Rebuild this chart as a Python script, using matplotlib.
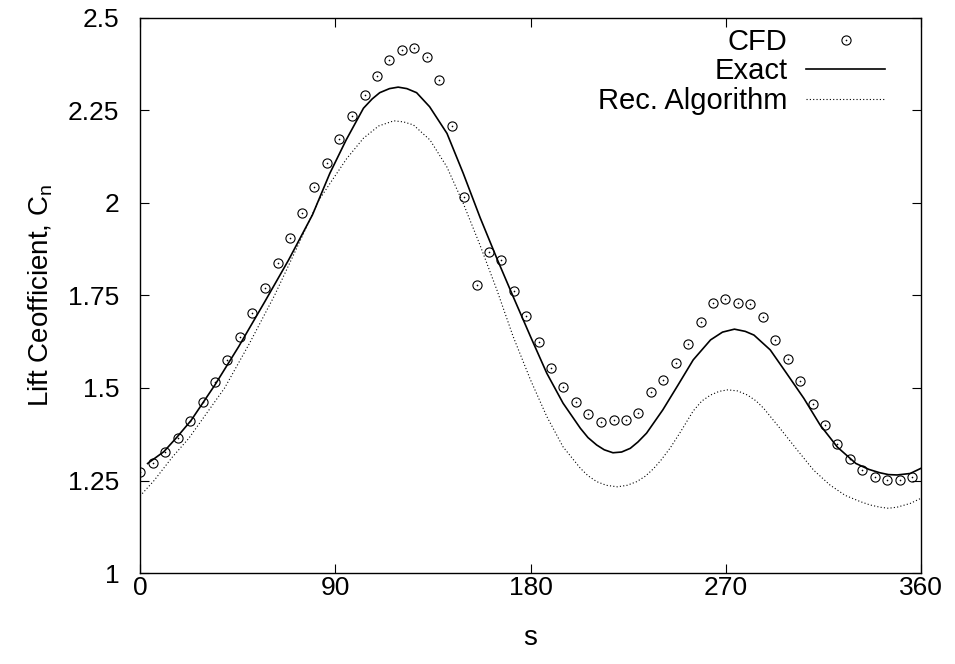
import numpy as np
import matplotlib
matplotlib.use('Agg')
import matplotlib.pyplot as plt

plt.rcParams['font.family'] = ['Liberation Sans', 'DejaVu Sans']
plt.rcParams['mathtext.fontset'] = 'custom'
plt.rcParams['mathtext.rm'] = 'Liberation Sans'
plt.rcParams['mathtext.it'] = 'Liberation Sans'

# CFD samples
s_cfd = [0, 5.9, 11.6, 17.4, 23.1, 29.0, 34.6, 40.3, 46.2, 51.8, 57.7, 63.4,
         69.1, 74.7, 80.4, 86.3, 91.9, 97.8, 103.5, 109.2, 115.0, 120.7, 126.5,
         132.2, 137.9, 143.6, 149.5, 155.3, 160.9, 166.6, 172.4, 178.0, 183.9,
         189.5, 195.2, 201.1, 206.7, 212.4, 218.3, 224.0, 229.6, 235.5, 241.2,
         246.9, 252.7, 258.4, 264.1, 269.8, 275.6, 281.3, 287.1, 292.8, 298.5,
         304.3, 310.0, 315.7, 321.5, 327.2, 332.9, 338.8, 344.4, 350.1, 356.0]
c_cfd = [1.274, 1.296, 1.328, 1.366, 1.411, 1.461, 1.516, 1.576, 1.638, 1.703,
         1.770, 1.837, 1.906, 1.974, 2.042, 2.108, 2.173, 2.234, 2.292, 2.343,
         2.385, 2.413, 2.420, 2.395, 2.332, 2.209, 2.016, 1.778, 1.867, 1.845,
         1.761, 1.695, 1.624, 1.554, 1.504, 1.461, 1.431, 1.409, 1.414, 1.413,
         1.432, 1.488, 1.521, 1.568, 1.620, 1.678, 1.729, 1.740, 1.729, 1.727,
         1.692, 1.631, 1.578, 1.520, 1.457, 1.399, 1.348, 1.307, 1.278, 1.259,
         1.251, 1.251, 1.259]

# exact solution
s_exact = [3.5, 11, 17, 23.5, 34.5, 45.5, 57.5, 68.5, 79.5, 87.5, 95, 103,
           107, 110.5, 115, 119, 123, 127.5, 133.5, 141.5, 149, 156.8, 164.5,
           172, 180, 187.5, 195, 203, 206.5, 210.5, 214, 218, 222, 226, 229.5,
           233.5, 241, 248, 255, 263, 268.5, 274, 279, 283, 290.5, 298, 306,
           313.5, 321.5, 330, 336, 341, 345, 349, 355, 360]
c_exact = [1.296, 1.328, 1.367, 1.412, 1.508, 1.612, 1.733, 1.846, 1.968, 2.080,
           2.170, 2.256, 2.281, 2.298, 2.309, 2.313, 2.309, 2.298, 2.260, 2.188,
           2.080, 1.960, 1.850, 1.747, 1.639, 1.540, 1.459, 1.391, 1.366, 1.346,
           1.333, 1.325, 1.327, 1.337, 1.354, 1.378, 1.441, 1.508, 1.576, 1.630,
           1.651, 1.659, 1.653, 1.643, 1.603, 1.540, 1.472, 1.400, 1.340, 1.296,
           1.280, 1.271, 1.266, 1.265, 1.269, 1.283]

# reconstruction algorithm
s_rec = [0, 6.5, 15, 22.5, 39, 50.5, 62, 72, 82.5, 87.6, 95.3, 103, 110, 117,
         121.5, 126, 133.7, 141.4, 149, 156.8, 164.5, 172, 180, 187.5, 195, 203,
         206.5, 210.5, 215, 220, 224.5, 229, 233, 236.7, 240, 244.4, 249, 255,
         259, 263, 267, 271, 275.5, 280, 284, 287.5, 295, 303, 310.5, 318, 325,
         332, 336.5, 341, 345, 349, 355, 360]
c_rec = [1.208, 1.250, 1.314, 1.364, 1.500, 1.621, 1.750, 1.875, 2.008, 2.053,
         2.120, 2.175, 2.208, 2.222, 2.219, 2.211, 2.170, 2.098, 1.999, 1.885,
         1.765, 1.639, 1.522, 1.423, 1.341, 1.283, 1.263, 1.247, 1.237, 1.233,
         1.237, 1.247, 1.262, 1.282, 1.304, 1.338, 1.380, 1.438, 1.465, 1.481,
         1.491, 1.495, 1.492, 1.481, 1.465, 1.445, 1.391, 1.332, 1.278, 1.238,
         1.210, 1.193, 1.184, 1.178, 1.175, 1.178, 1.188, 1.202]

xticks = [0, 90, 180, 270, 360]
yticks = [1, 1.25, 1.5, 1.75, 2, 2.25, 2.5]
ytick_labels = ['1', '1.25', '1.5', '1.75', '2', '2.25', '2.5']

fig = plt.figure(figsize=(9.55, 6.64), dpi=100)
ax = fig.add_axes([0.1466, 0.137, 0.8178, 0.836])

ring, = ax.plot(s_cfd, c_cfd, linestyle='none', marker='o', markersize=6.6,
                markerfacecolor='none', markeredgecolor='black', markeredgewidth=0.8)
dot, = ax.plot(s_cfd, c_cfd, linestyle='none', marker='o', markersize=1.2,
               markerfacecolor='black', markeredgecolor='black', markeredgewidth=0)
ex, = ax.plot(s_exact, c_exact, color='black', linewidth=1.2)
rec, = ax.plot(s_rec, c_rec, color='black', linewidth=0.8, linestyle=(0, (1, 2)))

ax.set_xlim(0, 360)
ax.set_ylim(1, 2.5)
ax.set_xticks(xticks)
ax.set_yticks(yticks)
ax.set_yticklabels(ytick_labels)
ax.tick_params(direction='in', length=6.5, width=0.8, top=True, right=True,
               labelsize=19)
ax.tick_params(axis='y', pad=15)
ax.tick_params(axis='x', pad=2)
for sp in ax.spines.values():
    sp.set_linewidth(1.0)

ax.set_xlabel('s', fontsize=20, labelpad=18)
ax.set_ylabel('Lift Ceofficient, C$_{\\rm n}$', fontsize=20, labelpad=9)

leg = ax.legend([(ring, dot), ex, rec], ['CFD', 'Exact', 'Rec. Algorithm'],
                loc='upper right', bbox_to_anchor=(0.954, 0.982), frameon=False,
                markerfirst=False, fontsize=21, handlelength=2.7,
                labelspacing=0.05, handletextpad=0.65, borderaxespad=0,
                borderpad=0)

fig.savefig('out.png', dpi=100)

==*==

**PROBLEM DETAILS:**
Determine how many lines of the data contain the word "matplotlib", and reply with that number only.

**WRITTEN ANSWER:**
4